- [Exercise objective]: Omit the images. Copy each entry word for word.
══ Records for this task ══
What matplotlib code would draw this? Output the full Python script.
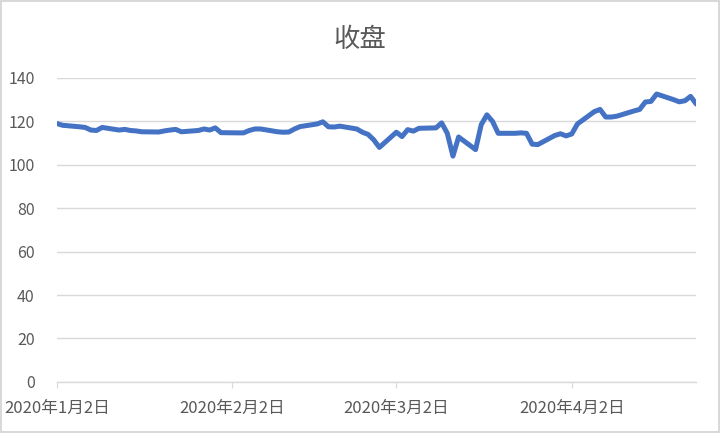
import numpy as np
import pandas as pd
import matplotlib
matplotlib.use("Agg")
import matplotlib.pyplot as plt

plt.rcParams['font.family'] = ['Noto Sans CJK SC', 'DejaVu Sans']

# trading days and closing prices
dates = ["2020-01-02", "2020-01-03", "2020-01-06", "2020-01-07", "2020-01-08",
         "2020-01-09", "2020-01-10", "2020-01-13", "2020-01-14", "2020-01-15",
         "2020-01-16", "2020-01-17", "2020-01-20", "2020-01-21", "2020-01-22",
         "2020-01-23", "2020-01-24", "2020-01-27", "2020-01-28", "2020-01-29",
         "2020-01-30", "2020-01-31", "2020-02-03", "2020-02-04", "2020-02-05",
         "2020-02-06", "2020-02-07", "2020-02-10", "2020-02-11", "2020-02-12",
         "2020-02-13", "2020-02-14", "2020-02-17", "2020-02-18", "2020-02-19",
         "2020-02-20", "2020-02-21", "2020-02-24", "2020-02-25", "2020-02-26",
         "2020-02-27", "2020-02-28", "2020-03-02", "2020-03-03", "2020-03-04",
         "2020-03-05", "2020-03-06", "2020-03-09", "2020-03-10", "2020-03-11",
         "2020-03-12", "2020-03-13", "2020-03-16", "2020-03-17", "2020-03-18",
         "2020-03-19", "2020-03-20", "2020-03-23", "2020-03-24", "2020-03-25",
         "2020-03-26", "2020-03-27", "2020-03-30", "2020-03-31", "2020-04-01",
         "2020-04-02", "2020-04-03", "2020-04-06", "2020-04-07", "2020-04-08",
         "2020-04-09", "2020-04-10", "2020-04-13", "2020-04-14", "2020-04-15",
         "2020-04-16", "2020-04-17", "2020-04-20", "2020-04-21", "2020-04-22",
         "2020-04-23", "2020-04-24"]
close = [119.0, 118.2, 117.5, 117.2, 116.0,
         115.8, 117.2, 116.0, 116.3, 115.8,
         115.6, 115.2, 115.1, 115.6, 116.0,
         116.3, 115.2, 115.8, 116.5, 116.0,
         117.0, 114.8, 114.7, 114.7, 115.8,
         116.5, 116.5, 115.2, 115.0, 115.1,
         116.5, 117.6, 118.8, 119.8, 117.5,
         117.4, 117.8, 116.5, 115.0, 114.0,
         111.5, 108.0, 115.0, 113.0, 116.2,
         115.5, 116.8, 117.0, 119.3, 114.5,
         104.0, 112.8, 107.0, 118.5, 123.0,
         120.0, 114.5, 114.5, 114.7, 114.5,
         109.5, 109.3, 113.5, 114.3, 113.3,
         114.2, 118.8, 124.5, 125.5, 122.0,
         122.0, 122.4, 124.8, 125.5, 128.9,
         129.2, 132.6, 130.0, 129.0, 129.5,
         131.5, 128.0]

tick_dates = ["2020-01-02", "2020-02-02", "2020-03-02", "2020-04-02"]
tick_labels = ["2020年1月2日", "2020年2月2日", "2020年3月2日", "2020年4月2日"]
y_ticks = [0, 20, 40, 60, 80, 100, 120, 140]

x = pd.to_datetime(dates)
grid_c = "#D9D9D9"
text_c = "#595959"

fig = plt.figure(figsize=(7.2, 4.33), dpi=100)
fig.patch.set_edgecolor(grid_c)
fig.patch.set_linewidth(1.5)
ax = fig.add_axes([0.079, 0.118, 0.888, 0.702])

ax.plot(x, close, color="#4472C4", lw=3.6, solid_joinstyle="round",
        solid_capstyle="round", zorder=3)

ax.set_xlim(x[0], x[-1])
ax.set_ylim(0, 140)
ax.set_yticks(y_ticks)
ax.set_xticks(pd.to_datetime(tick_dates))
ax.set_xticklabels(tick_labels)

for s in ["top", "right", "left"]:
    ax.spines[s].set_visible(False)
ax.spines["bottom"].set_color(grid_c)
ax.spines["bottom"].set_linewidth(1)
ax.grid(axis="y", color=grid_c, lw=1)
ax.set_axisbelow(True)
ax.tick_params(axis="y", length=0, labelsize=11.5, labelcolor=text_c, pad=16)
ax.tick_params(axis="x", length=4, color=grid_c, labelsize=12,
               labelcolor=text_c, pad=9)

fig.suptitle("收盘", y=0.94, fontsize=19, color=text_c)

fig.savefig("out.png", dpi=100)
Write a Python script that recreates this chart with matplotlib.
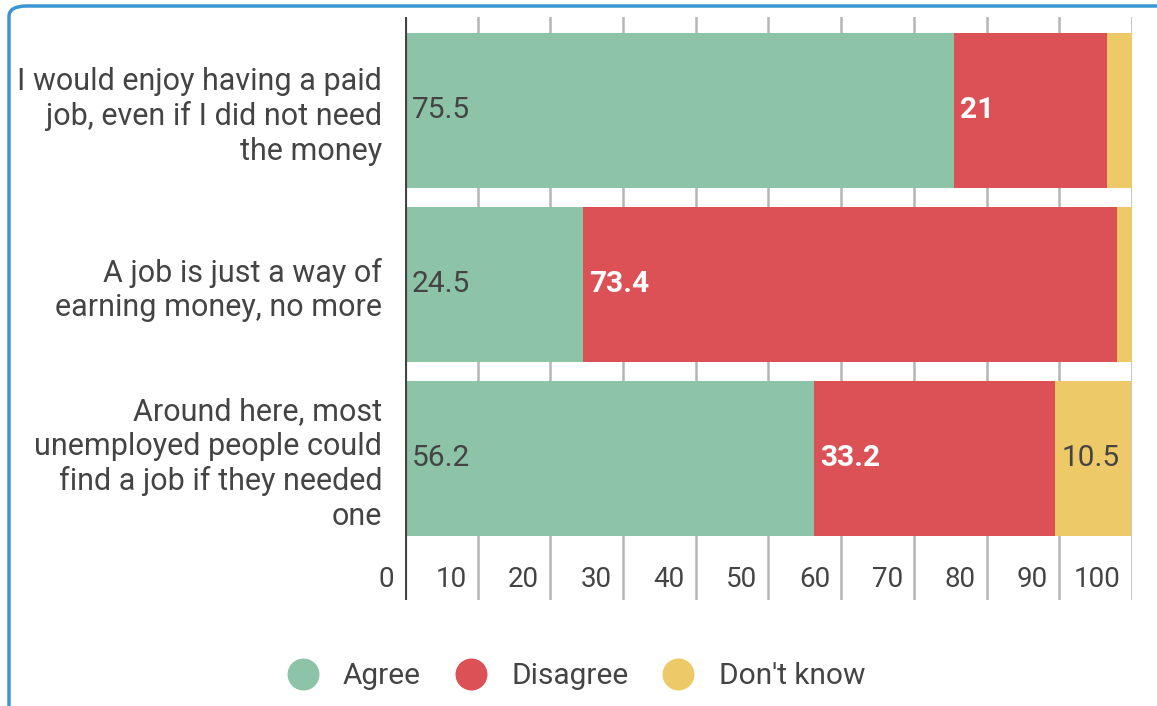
═══
- [Full response]:
What matplotlib code would draw this? Output the full Python script.
import numpy as np
import pandas as pd
import matplotlib
matplotlib.use("Agg")
import matplotlib.pyplot as plt

plt.rcParams['font.family'] = ['Noto Sans CJK SC', 'DejaVu Sans']

# trading days and closing prices
dates = ["2020-01-02", "2020-01-03", "2020-01-06", "2020-01-07", "2020-01-08",
         "2020-01-09", "2020-01-10", "2020-01-13", "2020-01-14", "2020-01-15",
         "2020-01-16", "2020-01-17", "2020-01-20", "2020-01-21", "2020-01-22",
         "2020-01-23", "2020-01-24", "2020-01-27", "2020-01-28", "2020-01-29",
         "2020-01-30", "2020-01-31", "2020-02-03", "2020-02-04", "2020-02-05",
         "2020-02-06", "2020-02-07", "2020-02-10", "2020-02-11", "2020-02-12",
         "2020-02-13", "2020-02-14", "2020-02-17", "2020-02-18", "2020-02-19",
         "2020-02-20", "2020-02-21", "2020-02-24", "2020-02-25", "2020-02-26",
         "2020-02-27", "2020-02-28", "2020-03-02", "2020-03-03", "2020-03-04",
         "2020-03-05", "2020-03-06", "2020-03-09", "2020-03-10", "2020-03-11",
         "2020-03-12", "2020-03-13", "2020-03-16", "2020-03-17", "2020-03-18",
         "2020-03-19", "2020-03-20", "2020-03-23", "2020-03-24", "2020-03-25",
         "2020-03-26", "2020-03-27", "2020-03-30", "2020-03-31", "2020-04-01",
         "2020-04-02", "2020-04-03", "2020-04-06", "2020-04-07", "2020-04-08",
         "2020-04-09", "2020-04-10", "2020-04-13", "2020-04-14", "2020-04-15",
         "2020-04-16", "2020-04-17", "2020-04-20", "2020-04-21", "2020-04-22",
         "2020-04-23", "2020-04-24"]
close = [119.0, 118.2, 117.5, 117.2, 116.0,
         115.8, 117.2, 116.0, 116.3, 115.8,
         115.6, 115.2, 115.1, 115.6, 116.0,
         116.3, 115.2, 115.8, 116.5, 116.0,
         117.0, 114.8, 114.7, 114.7, 115.8,
         116.5, 116.5, 115.2, 115.0, 115.1,
         116.5, 117.6, 118.8, 119.8, 117.5,
         117.4, 117.8, 116.5, 115.0, 114.0,
         111.5, 108.0, 115.0, 113.0, 116.2,
         115.5, 116.8, 117.0, 119.3, 114.5,
         104.0, 112.8, 107.0, 118.5, 123.0,
         120.0, 114.5, 114.5, 114.7, 114.5,
         109.5, 109.3, 113.5, 114.3, 113.3,
         114.2, 118.8, 124.5, 125.5, 122.0,
         122.0, 122.4, 124.8, 125.5, 128.9,
         129.2, 132.6, 130.0, 129.0, 129.5,
         131.5, 128.0]

tick_dates = ["2020-01-02", "2020-02-02", "2020-03-02", "2020-04-02"]
tick_labels = ["2020年1月2日", "2020年2月2日", "2020年3月2日", "2020年4月2日"]
y_ticks = [0, 20, 40, 60, 80, 100, 120, 140]

x = pd.to_datetime(dates)
grid_c = "#D9D9D9"
text_c = "#595959"

fig = plt.figure(figsize=(7.2, 4.33), dpi=100)
fig.patch.set_edgecolor(grid_c)
fig.patch.set_linewidth(1.5)
ax = fig.add_axes([0.079, 0.118, 0.888, 0.702])

ax.plot(x, close, color="#4472C4", lw=3.6, solid_joinstyle="round",
        solid_capstyle="round", zorder=3)

ax.set_xlim(x[0], x[-1])
ax.set_ylim(0, 140)
ax.set_yticks(y_ticks)
ax.set_xticks(pd.to_datetime(tick_dates))
ax.set_xticklabels(tick_labels)

for s in ["top", "right", "left"]:
    ax.spines[s].set_visible(False)
ax.spines["bottom"].set_color(grid_c)
ax.spines["bottom"].set_linewidth(1)
ax.grid(axis="y", color=grid_c, lw=1)
ax.set_axisbelow(True)
ax.tick_params(axis="y", length=0, labelsize=11.5, labelcolor=text_c, pad=16)
ax.tick_params(axis="x", length=4, color=grid_c, labelsize=12,
               labelcolor=text_c, pad=9)

fig.suptitle("收盘", y=0.94, fontsize=19, color=text_c)

fig.savefig("out.png", dpi=100)
Write a Python script that recreates this chart with matplotlib.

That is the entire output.